Being labeled as controversial is likely never a good thing, especially when you’re a collection agency.
But a local news publication in Rhode Island has used that adjective to describe Transworld Systems, which just entered into a contract with the Cranston (R.I.) School Department to help collect unpaid school lunch debts.
What substantiation does the publication use to make its claim that the agency is “controversial”? Reports from last year related to a $2.5 million fine the company was ordered to pay by the Bureau of Consumer Financial Protection related to lawsuits filed attempting to collect on unpaid student loans, and a report about how the agency was hired by a school board in Georgia in 2010 to collect on unpaid school lunch debts. The issue there? The school district was in a low-income area and was cash-strapped.
The school district in Cranston has written off nearly $100,000 in unpaid lunches this year and has a balance of $45,000 in unpaid lunches for the first three months of the 2018-19 school year already. The district put out a Request for Proposal and selected Transworld Systems. The contract starts Jan. 2.

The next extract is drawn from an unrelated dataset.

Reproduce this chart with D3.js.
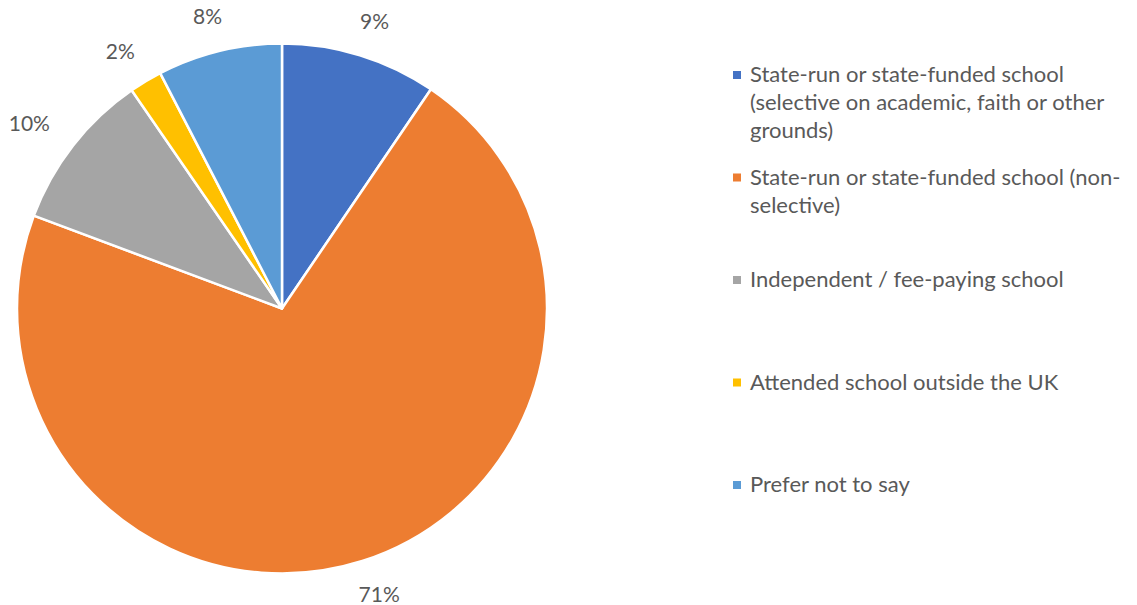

Prior to hiring the collection agency, the school district’s collection procedures consisted of sending letters to parents asking them to pay the debts. The letters had “very little success,” the school district noted in an email to parents.
On the face of it, it appears as though the article is nothing more than an attempt to create a “controversy” where one does not necessarily exist. The school district has a problem with unpaid debts, it puts out an RFP, and hires the collection agency it either deemed to be the best fit or that offered the best terms, or both.